**Goal:** Lines that hold the word "code" should be located and copied.
:: Given information ::
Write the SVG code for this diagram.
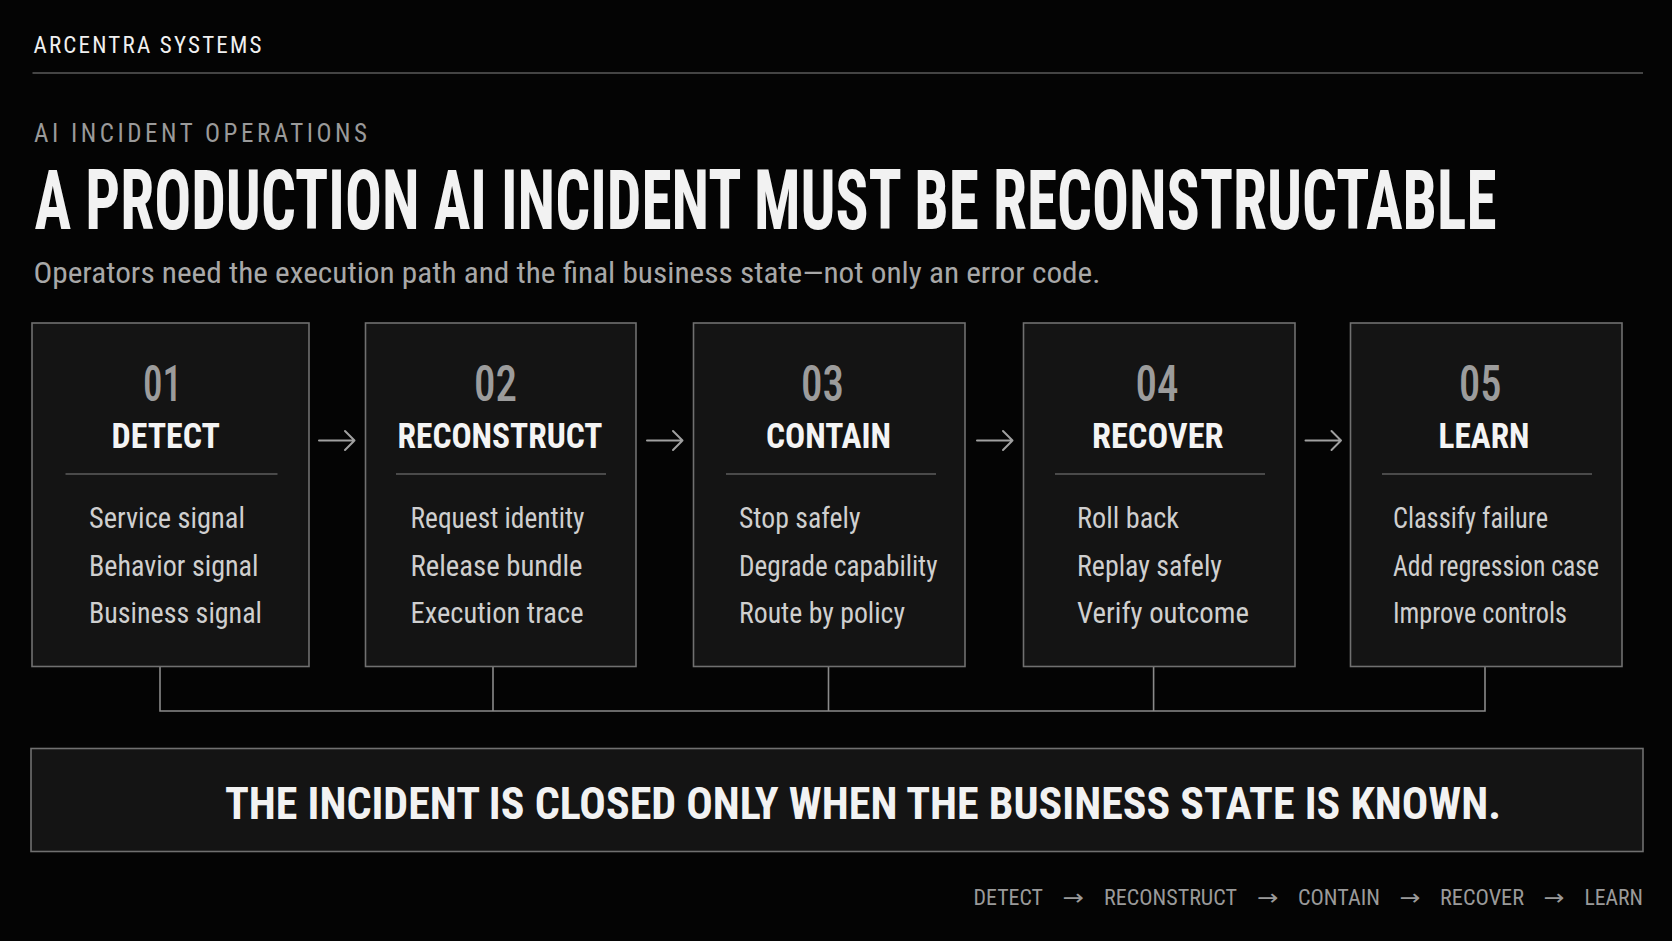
<svg xmlns="http://www.w3.org/2000/svg" width="1672" height="941" viewBox="0 0 1672 941">
<style>
text{font-family:"Roboto Condensed","Liberation Sans Narrow","DejaVu Sans Condensed","Liberation Sans",sans-serif}
.box{fill:#141414;stroke:#707070;stroke-width:1.6}
.num{font-size:50px;fill:#9c9c9c;font-weight:500}
.ttl{font-size:35px;font-weight:bold;fill:#f4f4f4}
.div{stroke:#5c5c5c;stroke-width:1.5}
.item{font-size:30px;fill:#cfcfcf}
.conn{stroke:#8a8a8a;stroke-width:1.6;fill:none}
.arr{stroke:#a0a0a0;stroke-width:2;fill:none;stroke-linecap:round;stroke-linejoin:round}
.foot{font-size:22px;fill:#9a9a9a}
</style>
<rect x="0" y="0" width="1672" height="941" fill="#040404"/>

<g id="header">
<text x="33.5" y="52.5" font-size="23" fill="#f0f0f0" textLength="228" lengthAdjust="spacing">ARCENTRA SYSTEMS</text>
<line x1="32.5" y1="73" x2="1643" y2="73" stroke="#5a5a5a" stroke-width="1.5"/>
<text x="34" y="141.5" font-size="25" fill="#9a9a9a" textLength="333" lengthAdjust="spacing">AI INCIDENT OPERATIONS</text>
<text x="34.5" y="228.5" font-size="84" font-weight="bold" fill="#f2f2f2" textLength="1462" lengthAdjust="spacingAndGlyphs">A PRODUCTION AI INCIDENT MUST BE RECONSTRUCTABLE</text>
<text x="33.5" y="282.5" font-size="29" fill="#a8a8a8" textLength="1067" lengthAdjust="spacingAndGlyphs">Operators need the execution path and the final business state—not only an error code.</text>
</g>

<g id="connectors">
<path class="conn" d="M160 666.5 V711 H1485 V666.5 M493 666.5 V711 M828.5 666.5 V711 M1153.6 666.5 V711"/>
<path class="arr" d="M319 440.5 H354.5 M345 431 L354.5 440.5 L345 450"/>
<path class="arr" d="M647 440.5 H682.5 M673 431 L682.5 440.5 L673 450"/>
<path class="arr" d="M977 440.5 H1012.5 M1003 431 L1012.5 440.5 L1003 450"/>
<path class="arr" d="M1305.5 440.5 H1341 M1331.5 431 L1341 440.5 L1331.5 450"/>
</g>

<g id="node-detect">
<rect class="box" x="32" y="323" width="277" height="343.5"/>
<text class="num" x="143" y="401" textLength="39" lengthAdjust="spacingAndGlyphs">01</text>
<text class="ttl" x="111.5" y="447.5" textLength="108.5" lengthAdjust="spacingAndGlyphs">DETECT</text>
<line class="div" x1="65.5" y1="474" x2="277.5" y2="474"/>
<text class="item" x="89" y="528" textLength="156" lengthAdjust="spacingAndGlyphs">Service signal</text>
<text class="item" x="89" y="575.5" textLength="169.5" lengthAdjust="spacingAndGlyphs">Behavior signal</text>
<text class="item" x="89" y="623" textLength="173" lengthAdjust="spacingAndGlyphs">Business signal</text>
</g>

<g id="node-reconstruct">
<rect class="box" x="365.5" y="323" width="270.5" height="343.5"/>
<text class="num" x="474" y="401" textLength="43" lengthAdjust="spacingAndGlyphs">02</text>
<text class="ttl" x="397.5" y="447.5" textLength="205" lengthAdjust="spacingAndGlyphs">RECONSTRUCT</text>
<line class="div" x1="396" y1="474" x2="606" y2="474"/>
<text class="item" x="410.5" y="528" textLength="174" lengthAdjust="spacingAndGlyphs">Request identity</text>
<text class="item" x="410.5" y="575.5" textLength="172" lengthAdjust="spacingAndGlyphs">Release bundle</text>
<text class="item" x="410.5" y="623" textLength="173" lengthAdjust="spacingAndGlyphs">Execution trace</text>
</g>

<g id="node-contain">
<rect class="box" x="693.5" y="323" width="271.5" height="343.5"/>
<text class="num" x="801" y="401" textLength="43" lengthAdjust="spacingAndGlyphs">03</text>
<text class="ttl" x="766" y="447.5" textLength="125" lengthAdjust="spacingAndGlyphs">CONTAIN</text>
<line class="div" x1="726" y1="474" x2="936" y2="474"/>
<text class="item" x="739" y="528" textLength="121.5" lengthAdjust="spacingAndGlyphs">Stop safely</text>
<text class="item" x="739" y="575.5" textLength="198.5" lengthAdjust="spacingAndGlyphs">Degrade capability</text>
<text class="item" x="739" y="623" textLength="166" lengthAdjust="spacingAndGlyphs">Route by policy</text>
</g>

<g id="node-recover">
<rect class="box" x="1023.5" y="323" width="271.5" height="343.5"/>
<text class="num" x="1135.5" y="401" textLength="43" lengthAdjust="spacingAndGlyphs">04</text>
<text class="ttl" x="1092" y="447.5" textLength="131.5" lengthAdjust="spacingAndGlyphs">RECOVER</text>
<line class="div" x1="1055" y1="474" x2="1265" y2="474"/>
<text class="item" x="1077" y="528" textLength="102" lengthAdjust="spacingAndGlyphs">Roll back</text>
<text class="item" x="1077" y="575.5" textLength="145" lengthAdjust="spacingAndGlyphs">Replay safely</text>
<text class="item" x="1077" y="623" textLength="172" lengthAdjust="spacingAndGlyphs">Verify outcome</text>
</g>

<g id="node-learn">
<rect class="box" x="1350.5" y="323" width="271.5" height="343.5"/>
<text class="num" x="1459" y="401" textLength="42.5" lengthAdjust="spacingAndGlyphs">05</text>
<text class="ttl" x="1438.5" y="447.5" textLength="91" lengthAdjust="spacingAndGlyphs">LEARN</text>
<line class="div" x1="1382" y1="474" x2="1592" y2="474"/>
<text class="item" x="1393" y="528" textLength="155" lengthAdjust="spacingAndGlyphs">Classify failure</text>
<text class="item" x="1393" y="575.5" textLength="206" lengthAdjust="spacingAndGlyphs">Add regression case</text>
<text class="item" x="1393" y="623" textLength="174" lengthAdjust="spacingAndGlyphs">Improve controls</text>
</g>

<g id="banner">
<rect class="box" x="31" y="748.5" width="1612" height="103"/>
<text x="225" y="818.5" font-size="44" font-weight="bold" fill="#f2f2f2" textLength="1276" lengthAdjust="spacingAndGlyphs">THE INCIDENT IS CLOSED ONLY WHEN THE BUSINESS STATE IS KNOWN.</text>
</g>

<g id="footer">
<text class="foot" x="973.5" y="905" textLength="69.5" lengthAdjust="spacingAndGlyphs">DETECT</text>
<text class="foot" x="1062.5" y="905" textLength="21.5" lengthAdjust="spacingAndGlyphs">→</text>
<text class="foot" x="1104" y="905" textLength="133" lengthAdjust="spacingAndGlyphs">RECONSTRUCT</text>
<text class="foot" x="1257" y="905" textLength="21.5" lengthAdjust="spacingAndGlyphs">→</text>
<text class="foot" x="1298" y="905" textLength="82" lengthAdjust="spacingAndGlyphs">CONTAIN</text>
<text class="foot" x="1399.5" y="905" textLength="21" lengthAdjust="spacingAndGlyphs">→</text>
<text class="foot" x="1440" y="905" textLength="84" lengthAdjust="spacingAndGlyphs">RECOVER</text>
<text class="foot" x="1543.5" y="905" textLength="21" lengthAdjust="spacingAndGlyphs">→</text>
<text class="foot" x="1584.5" y="905" textLength="58.5" lengthAdjust="spacingAndGlyphs">LEARN</text>
</g>
</svg>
:::
**In response:**
Write the SVG code for this diagram.
<text x="33.5" y="282.5" font-size="29" fill="#a8a8a8" textLength="1067" lengthAdjust="spacingAndGlyphs">Operators need the execution path and the final business state—not only an error code.</text>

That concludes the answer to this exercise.